▸ **Directions for this task**
Both the line containing "Emit a LaTeX" and the line containing "(data2) at (430,931)" belong in the copy, as do all lines between them, copied exactly; pictures do not.

▸ **Raw records**
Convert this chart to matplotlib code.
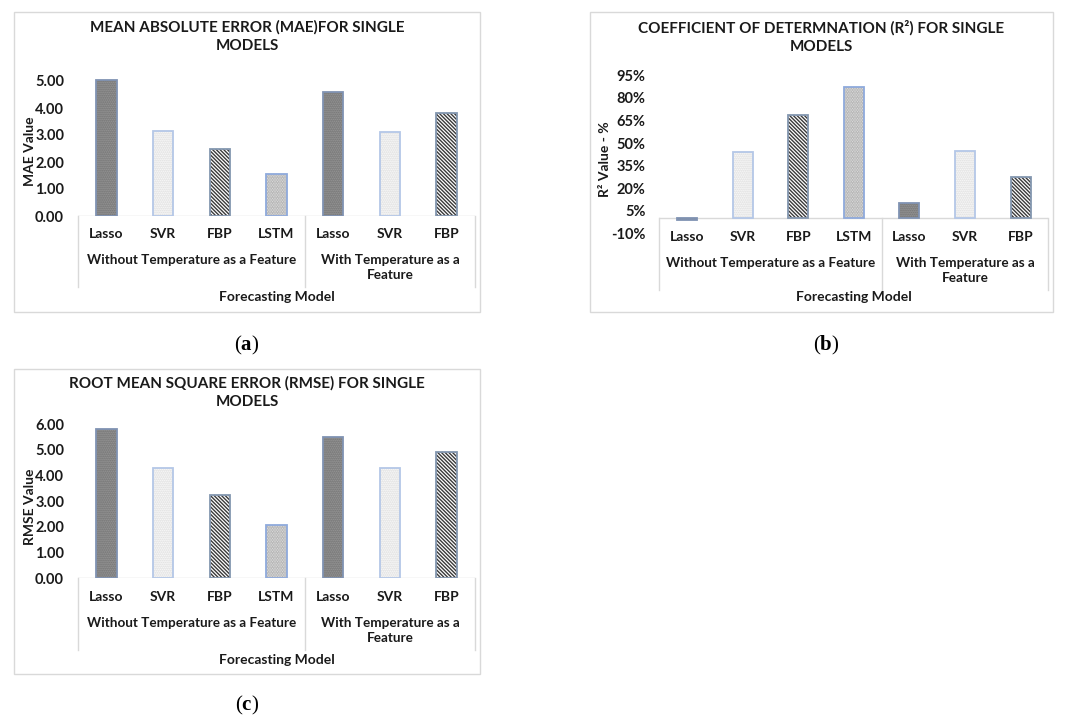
import matplotlib.pyplot as plt
import matplotlib.transforms as mtransforms
from matplotlib.patches import Rectangle
from matplotlib.ticker import FuncFormatter

plt.rcParams['font.family'] = ['Lato', 'DejaVu Sans']
plt.rcParams['hatch.linewidth'] = 1.0
plt.rcParams['mathtext.fontset'] = 'custom'
plt.rcParams['mathtext.rm'] = 'Liberation Serif'
plt.rcParams['mathtext.bf'] = 'Liberation Serif:bold'

W, H = 1067, 716

models = ["Lasso", "SVR", "FBP", "LSTM", "Lasso", "SVR", "FBP"]
groups = ["Without Temperature as a Feature", "With Temperature as a\nFeature"]
group_sizes = [4, 3]

mae = [5.02, 3.15, 2.50, 1.55, 4.59, 3.10, 3.80]
r2 = [-1.0, 44.2, 68.6, 87.2, 10.1, 44.8, 27.4]
rmse = [5.80, 4.31, 3.23, 2.06, 5.49, 4.28, 4.92]

# face, hatch, hatch colour, border colour
styles = {
    "Lasso": ("#9c9c9c", "........", "#6a6a6a", "#8093b3"),
    "SVR": ("#ffffff", "........", "#d6d6d6", "#b4c7e7"),
    "FBP": ("#ffffff", "\\" * 9, "#3a3a3a", "#8497b0"),
    "LSTM": ("#f4f4f4", "..........", "#a0a0a0", "#8faadc"),
}

fig = plt.figure(figsize=(W / 100, H / 100), dpi=100)


def fx(px):
    return px / W


def fy(py):
    return 1 - py / H


def panel(frame, box, values, ylim, yticks, fmt, title, ylabel, title_y,
          cat_y, grp_y, sep_bottom, xlab_y, ylab_x):
    # outer chart frame
    fig.patches.append(Rectangle((fx(frame[0]), fy(frame[3])),
                                 fx(frame[2] - frame[0]), (frame[3] - frame[1]) / H,
                                 transform=fig.transFigure, fill=False,
                                 edgecolor="#d9d9d9", linewidth=1))
    left, top, right, bottom = box
    ax = fig.add_axes([fx(left), fy(bottom), fx(right - left), (bottom - top) / H])
    for i, v in enumerate(values):
        face, hatch, hcol, ecol = styles[models[i]]
        ax.bar(i, v, width=0.36, color=face, hatch=hatch, edgecolor=hcol, linewidth=0)
        ax.bar(i, v, width=0.36, fill=False, edgecolor=ecol, linewidth=1.3)
    ax.set_xlim(-0.5, len(values) - 0.5)
    ax.set_ylim(*ylim)
    ax.set_yticks(yticks)
    ax.yaxis.set_major_formatter(FuncFormatter(fmt))
    ax.tick_params(axis='y', length=0, pad=10, labelsize=10.5)
    for lab in ax.get_yticklabels():
        lab.set_fontweight('bold')
        lab.set_color("#1a1a1a")
    ax.set_xticks([])
    for s in ax.spines.values():
        s.set_visible(False)
    ax.axhline(0, color="#d9d9d9", linewidth=1, zorder=0)

    tr = mtransforms.blended_transform_factory(ax.transData, fig.transFigure)
    for i, m in enumerate(models):
        ax.text(i, fy(cat_y), m, transform=tr, ha='center', va='center',
                fontsize=10, fontweight='bold', color="#1a1a1a")
    start = 0
    seps = [-0.5]
    for g, n in zip(groups, group_sizes):
        c = start + (n - 1) / 2
        ax.text(c, fy(grp_y), g, transform=tr, ha='center', va='top',
                fontsize=9.7, fontweight='bold', color="#1a1a1a", linespacing=1.3)
        start += n
        seps.append(start - 0.5)
    y0_fig = fig.transFigure.inverted().transform(ax.transData.transform((0, 0)))[1]
    for s in seps:
        ax.plot([s, s], [y0_fig, fy(sep_bottom)], transform=tr, color="#d9d9d9",
                linewidth=1, clip_on=False)
    ax.text((len(values) - 1) / 2, fy(xlab_y), "Forecasting Model", transform=tr,
            ha='center', va='center', fontsize=10, fontweight='bold', color="#1a1a1a")

    fig.text(fx((frame[0] + frame[2]) / 2), fy(title_y), title, ha='center', va='top',
             fontsize=11, fontweight='bold', color="#1a1a1a", linespacing=1.4)
    fig.text(fx(ylab_x), fy((top + bottom) / 2 + 5), ylabel, rotation=90, ha='center',
             va='center', fontsize=10, fontweight='bold', color="#1a1a1a")
    return ax


panel((14, 12, 480, 312), (78, 75.6, 475, 216), mae, (0, 5.2), [0, 1, 2, 3, 4, 5],
      lambda v, p: f"{v:.2f}", "MEAN ABSOLUTE ERROR (MAE)FOR SINGLE\nMODELS",
      "MAE Value", 20, 234, 254, 287, 297, 30)

panel((590, 12, 1053, 312), (659.3, 75.3, 1048.3, 233.3), r2, (-10, 95),
      [-10, 5, 20, 35, 50, 65, 80, 95], lambda v, p: f"{v:.0f}%",
      "COEFFICIENT OF DETERMNATION (R²) FOR SINGLE\nMODELS",
      "R² Value - %", 20, 237, 257, 290, 297, 605)

panel((14, 369, 480, 674), (78, 424.3, 475, 578.3), rmse, (0, 6), [0, 1, 2, 3, 4, 5, 6],
      lambda v, p: f"{v:.2f}", "ROOT MEAN SQUARE ERROR (RMSE) FOR SINGLE\nMODELS",
      "RMSE Value", 376, 597, 617, 650, 660, 30)

for lab, xc, yc in [("a", 247, 345), ("b", 826, 345), ("c", 247, 705)]:
    fig.text(fx(xc), fy(yc), r"($\mathbf{" + lab + "}$)", ha='center', va='center',
             fontsize=15, family='Liberation Serif')

fig.savefig("out.png", dpi=100)
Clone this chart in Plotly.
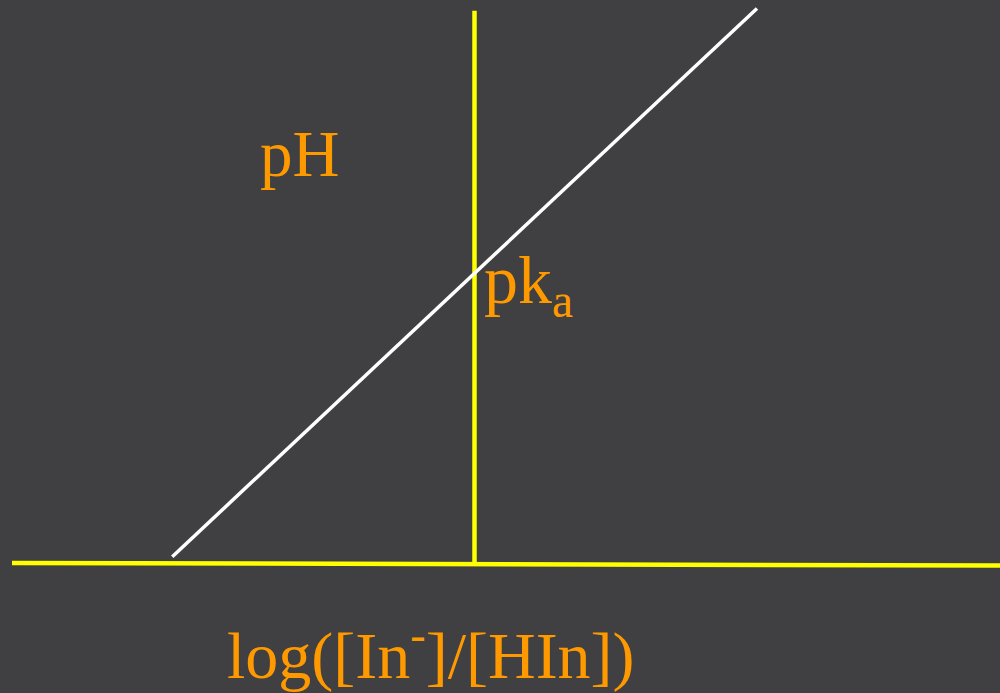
import plotly.graph_objects as go

# Henderson–Hasselbalch: pH = pKa + log([In-]/[HIn])
pKa = 4.0
log_ratio = [-3.90, 3.645]
pH_values = [pKa + v for v in log_ratio]

# axis lines drawn as data (x = log ratio, y = pH)
h_axis_x = [-5.968, 6.80]
h_axis_y = [0.014, -0.021]
v_axis_x = [0.0, 0.0]
v_axis_y = [0.0, 7.614]

x_range = [-6.123, 6.781]
y_range = [-1.775, 7.761]

bg = "#404042"
orange = "#FF9900"
serif = "'Times New Roman', 'Liberation Serif', serif"

fig = go.Figure()
fig.add_trace(go.Scatter(x=h_axis_x, y=h_axis_y, mode="lines",
                         line=dict(color="#FFFF00", width=4.5), hoverinfo="skip"))
fig.add_trace(go.Scatter(x=v_axis_x, y=v_axis_y, mode="lines",
                         line=dict(color="#FFFF00", width=4.5), hoverinfo="skip"))
fig.add_trace(go.Scatter(x=log_ratio, y=pH_values, mode="lines",
                         line=dict(color="#FFFFFF", width=3.5), hoverinfo="skip"))

fig.add_annotation(text="pH", xref="paper", yref="paper", x=0.258, y=1 - 154 / 693,
                   xanchor="left", yanchor="middle", showarrow=False,
                   font=dict(family=serif, size=65, color=orange))
fig.add_annotation(text="pk<sub>a</sub>", xref="paper", yref="paper", x=0.482, y=1 - 285 / 693,
                   xanchor="left", yanchor="middle", showarrow=False,
                   font=dict(family=serif, size=68, color=orange))
fig.add_annotation(text="log([In<sup>-</sup>]/[HIn])", xref="paper", yref="paper", x=0.431, y=1 - 651 / 693,
                   xanchor="center", yanchor="middle", showarrow=False,
                   font=dict(family=serif, size=66, color=orange))

fig.update_layout(
    width=1000, height=693,
    margin=dict(l=0, r=0, t=0, b=0),
    paper_bgcolor=bg, plot_bgcolor=bg,
    showlegend=False,
    xaxis=dict(range=x_range, visible=False, fixedrange=True),
    yaxis=dict(range=y_range, visible=False, fixedrange=True),
)

fig.write_html("out.html", config={"displayModeBar": False})
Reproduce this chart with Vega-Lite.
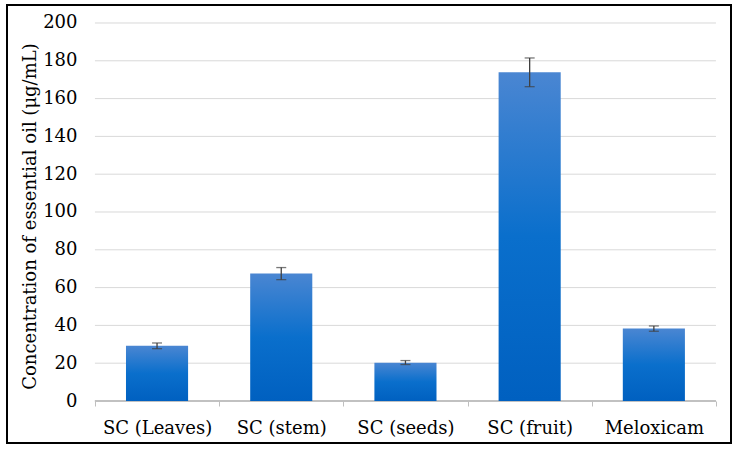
{
  "$schema": "https://vega.github.io/schema/vega-lite/v6.json",
  "width": 724,
  "height": 438,
  "autosize": "none",
  "padding": {"left": 7, "top": 5, "right": 8, "bottom": 11},
  "background": "#ffffff",
  "config": {
    "view": {"stroke": "#000000", "strokeWidth": 2},
    "font": "DejaVu Serif"
  },
  "data": {
    "values": [
      {"sample": "SC (Leaves)", "value": 29.2, "lo": 27.7, "hi": 30.7},
      {"sample": "SC (stem)", "value": 67.4, "lo": 64.2, "hi": 70.6},
      {"sample": "SC (seeds)", "value": 20.3, "lo": 19.3, "hi": 21.4},
      {"sample": "SC (fruit)", "value": 173.9, "lo": 166.3, "hi": 181.5},
      {"sample": "Meloxicam", "value": 38.3, "lo": 36.9, "hi": 39.7}
    ]
  },
  "encoding": {
    "x": {
      "field": "sample",
      "type": "nominal",
      "sort": null,
      "scale": {
        "domain": ["SC (Leaves)", "SC (stem)", "SC (seeds)", "SC (fruit)", "Meloxicam"],
        "paddingInner": 0, "paddingOuter": 0.4145, "align": 0.854
      },
      "axis": {
        "orient": "bottom",
        "offset": -42,
        "title": null,
        "domain": false,
        "grid": false,
        "tickBand": "extent",
        "tickColor": "#bfbfbf",
        "tickSize": 5,
        "labelAngle": 0,
        "labelFont": "DejaVu Serif",
        "labelFontSize": 18,
        "labelColor": "#000000",
        "labelBaseline": "alphabetic",
        "labelPadding": 27
      }
    }
  },
  "layer": [
    {
      "data": {"values": [{"g": 20}, {"g": 40}, {"g": 60}, {"g": 80}, {"g": 100}, {"g": 120}, {"g": 140}, {"g": 160}, {"g": 180}, {"g": 200}]},
      "mark": {"type": "rule", "color": "#d9d9d9", "strokeWidth": 1},
      "encoding": {
        "x": {"datum": "SC (Leaves)", "type": "nominal", "bandPosition": 0},
        "x2": {"datum": "Meloxicam", "bandPosition": 1},
        "y": {"field": "g", "type": "quantitative"}
      }
    },
    {
      "mark": {"type": "rule", "color": "#bfbfbf", "strokeWidth": 1},
      "encoding": {
        "x": {"datum": "SC (Leaves)", "type": "nominal", "bandPosition": 0},
        "x2": {"datum": "Meloxicam", "bandPosition": 1},
        "y": {"datum": 0, "type": "quantitative"}
      }
    },
    {
      "mark": {
        "type": "bar",
        "width": {"band": 0.5},
        "color": {
          "x1": 0, "y1": 0, "x2": 0, "y2": 1,
          "gradient": "linear",
          "stops": [
            {"offset": 0, "color": "#4a86d2"},
            {"offset": 0.5, "color": "#0a6fcc"},
            {"offset": 1, "color": "#0060c0"}
          ]
        }
      },
      "encoding": {
        "y": {
          "field": "value",
          "type": "quantitative",
          "scale": {"domain": [-22.22, 209.52], "nice": false, "zero": false},
          "axis": {
            "orient": "left",
            "values": [0, 20, 40, 60, 80, 100, 120, 140, 160, 180, 200],
            "offset": -70,
            "domain": false,
            "ticks": false,
            "tickSize": 0,
            "grid": false,
            "labelPadding": 0,
            "labelFont": "DejaVu Serif",
            "labelFontSize": 18,
            "labelColor": "#000000",
            "title": "Concentration of essential oil (μg/mL)",
            "titleFont": "DejaVu Serif",
            "titleFontSize": 18,
            "titleFontWeight": "normal",
            "titleColor": "#000000",
            "titleAngle": -90,
            "titleAlign": "center",
            "titleBaseline": "alphabetic",
            "titleX": -42,
            "titleY": 211
          }
        },
        "y2": {"datum": 0}
      }
    },
    {
      "mark": {"type": "rule", "color": "#404040", "strokeWidth": 1.3},
      "encoding": {
        "y": {"field": "lo", "type": "quantitative"},
        "y2": {"field": "hi"}
      }
    },
    {
      "mark": {"type": "tick", "color": "#404040", "thickness": 1.3, "size": 10, "orient": "horizontal"},
      "encoding": {"y": {"field": "lo", "type": "quantitative"}}
    },
    {
      "mark": {"type": "tick", "color": "#404040", "thickness": 1.3, "size": 10, "orient": "horizontal"},
      "encoding": {"y": {"field": "hi", "type": "quantitative"}}
    }
  ]
}
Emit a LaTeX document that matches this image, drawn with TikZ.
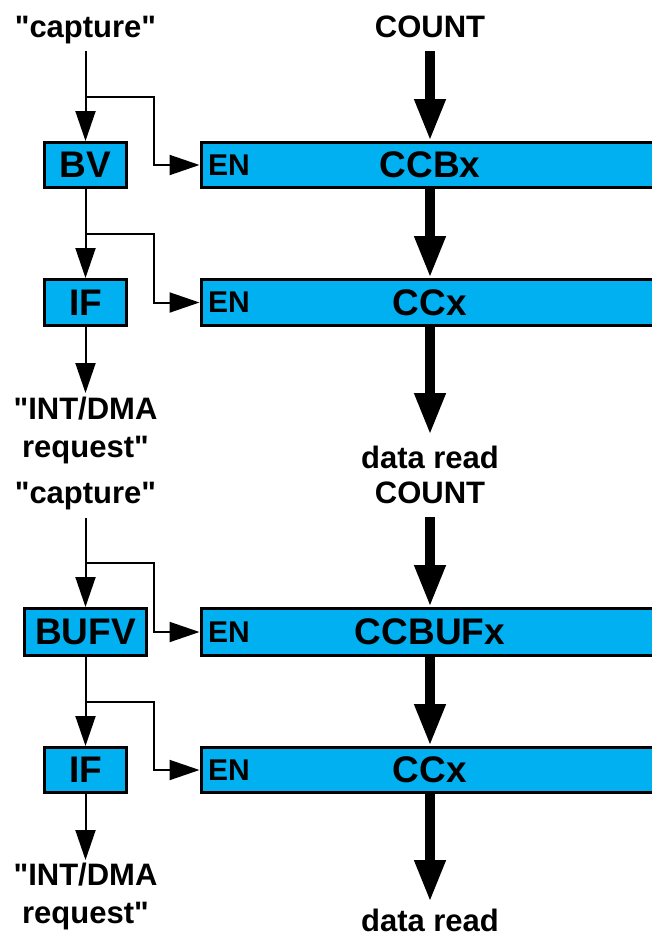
\documentclass[tikz,border=0pt]{standalone}
\usepackage{fontspec}
\setmainfont{Liberation Sans}[Ligatures=TeXOff]
\usetikzlibrary{arrows.meta,calc}
\definecolor{boxblue}{RGB}{0,176,240}
\begin{document}
\begin{tikzpicture}[x=1bp,y=-1bp,
  lbl/.style={inner sep=0pt,anchor=base,font=\fontsize{31bp}{31bp}\selectfont\bfseries},
  boxlbl/.style={inner sep=0pt,font=\fontsize{37bp}{37bp}\selectfont\bfseries},
  enlbl/.style={inner sep=0pt,font=\fontsize{30bp}{30bp}\selectfont\bfseries},
  regbox/.style={draw=black,fill=boxblue,line width=3bp,inner sep=0pt},
  tarrow/.style={line width=2bp,-{Triangle[length=30bp,width=20bp]}},
  bigarrow/.style={line width=10bp,-{Triangle[length=42bp,width=29bp]}}
]
\useasboundingbox (0,0) rectangle (652,937);
\clip (0,0) rectangle (652,937);

% ---------- texts ----------
\node[lbl] (cap1) at (85.5,37) {"capture"};
\node[lbl] (count1) at (430,37) {COUNT};
\node[lbl] (int1) at (85.5,419) {"INT/DMA};
\node[lbl] (req1) at (85.5,457) {request"};
\node[lbl] (data1) at (430,468) {data read};
\node[lbl] (count2) at (430,503) {COUNT};
\node[lbl] (cap2) at (85.5,503) {"capture"};
\node[lbl] (int2) at (85.5,885) {"INT/DMA};
\node[lbl] (req2) at (85.5,923) {request"};
\node[lbl] (data2) at (430,931) {data read};

% ---------- small boxes ----------
\node[regbox,minimum width=82bp,minimum height=45bp] (bv) at (85.5,165) {};
\node[boxlbl] at (bv.center) {BV};
\node[regbox,minimum width=82bp,minimum height=46bp] (if1) at (85.5,302.5) {};
\node[boxlbl] at (if1.center) {IF};
\node[regbox,minimum width=122bp,minimum height=47bp] (bufv) at (85.5,632) {};
\node[boxlbl] at (bufv.center) {BUFV};
\node[regbox,minimum width=82bp,minimum height=45bp] (if2) at (85.5,770) {};
\node[boxlbl] at (if2.center) {IF};

% ---------- wide registers ----------
\node[regbox,minimum width=460bp,minimum height=45bp,anchor=west] (ccbx) at (199.5,165) {};
\node[enlbl] (en1) at (229,165) {EN};
\node[boxlbl] (t1) at (430,165) {CCBx};
\node[regbox,minimum width=460bp,minimum height=46bp,anchor=west] (ccx1) at (199.5,302.5) {};
\node[enlbl] (en2) at (229,302.5) {EN};
\node[boxlbl] (t2) at (430,302.5) {CCx};
\node[regbox,minimum width=460bp,minimum height=47bp,anchor=west] (ccbufx) at (199.5,632) {};
\node[enlbl] (en3) at (229,632) {EN};
\node[boxlbl] (t3) at (430,632) {CCBUFx};
\node[regbox,minimum width=460bp,minimum height=45bp,anchor=west] (ccx2) at (199.5,770) {};
\node[enlbl] (en4) at (229,770) {EN};
\node[boxlbl] (t4) at (430,770) {CCx};

% ---------- coordinates ----------
\coordinate (s1) at (85.5,51);
\coordinate (b1) at (85.5,97);
\coordinate (b2) at (85.5,234);
\coordinate (e1) at (85.5,393);
\coordinate (s2) at (85.5,518);
\coordinate (b3) at (85.5,563);
\coordinate (b4) at (85.5,702);
\coordinate (e2) at (85.5,860);
\coordinate (elbow) at (154,0);
\coordinate (k1) at (430,51);
\coordinate (k2) at (430,435);
\coordinate (k3) at (430,517);
\coordinate (k4) at (430,902);

% ---------- thin connectors ----------
\draw[tarrow] (s1) -- (bv.north);
\draw[tarrow] (b1) -- (b1 -| elbow) |- (ccbx.west);
\draw[tarrow] (bv.south) -- (if1.north);
\draw[tarrow] (b2) -- (b2 -| elbow) |- (ccx1.west);
\draw[tarrow] (if1.south) -- (e1);
\draw[tarrow] (s2) -- (bufv.north);
\draw[tarrow] (b3) -- (b3 -| elbow) |- (ccbufx.west);
\draw[tarrow] (bufv.south) -- (if2.north);
\draw[tarrow] (b4) -- (b4 -| elbow) |- (ccx2.west);
\draw[tarrow] (if2.south) -- (e2);

% ---------- thick data arrows ----------
\draw[bigarrow] (k1) -- (ccbx.north -| k1);
\draw[bigarrow] (ccbx.south -| k1) -- (ccx1.north -| k1);
\draw[bigarrow] (ccx1.south -| k1) -- (k2);
\draw[bigarrow] (k3) -- (ccbufx.north -| k1);
\draw[bigarrow] (ccbufx.south -| k1) -- (ccx2.north -| k1);
\draw[bigarrow] (ccx2.south -| k1) -- (k4);
\end{tikzpicture}
\end{document}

▸ **Output for this task**
Emit a LaTeX document that matches this image, drawn with TikZ.
\documentclass[tikz,border=0pt]{standalone}
\usepackage{fontspec}
\setmainfont{Liberation Sans}[Ligatures=TeXOff]
\usetikzlibrary{arrows.meta,calc}
\definecolor{boxblue}{RGB}{0,176,240}
\begin{document}
\begin{tikzpicture}[x=1bp,y=-1bp,
  lbl/.style={inner sep=0pt,anchor=base,font=\fontsize{31bp}{31bp}\selectfont\bfseries},
  boxlbl/.style={inner sep=0pt,font=\fontsize{37bp}{37bp}\selectfont\bfseries},
  enlbl/.style={inner sep=0pt,font=\fontsize{30bp}{30bp}\selectfont\bfseries},
  regbox/.style={draw=black,fill=boxblue,line width=3bp,inner sep=0pt},
  tarrow/.style={line width=2bp,-{Triangle[length=30bp,width=20bp]}},
  bigarrow/.style={line width=10bp,-{Triangle[length=42bp,width=29bp]}}
]
\useasboundingbox (0,0) rectangle (652,937);
\clip (0,0) rectangle (652,937);

% ---------- texts ----------
\node[lbl] (cap1) at (85.5,37) {"capture"};
\node[lbl] (count1) at (430,37) {COUNT};
\node[lbl] (int1) at (85.5,419) {"INT/DMA};
\node[lbl] (req1) at (85.5,457) {request"};
\node[lbl] (data1) at (430,468) {data read};
\node[lbl] (count2) at (430,503) {COUNT};
\node[lbl] (cap2) at (85.5,503) {"capture"};
\node[lbl] (int2) at (85.5,885) {"INT/DMA};
\node[lbl] (req2) at (85.5,923) {request"};
\node[lbl] (data2) at (430,931) {data read};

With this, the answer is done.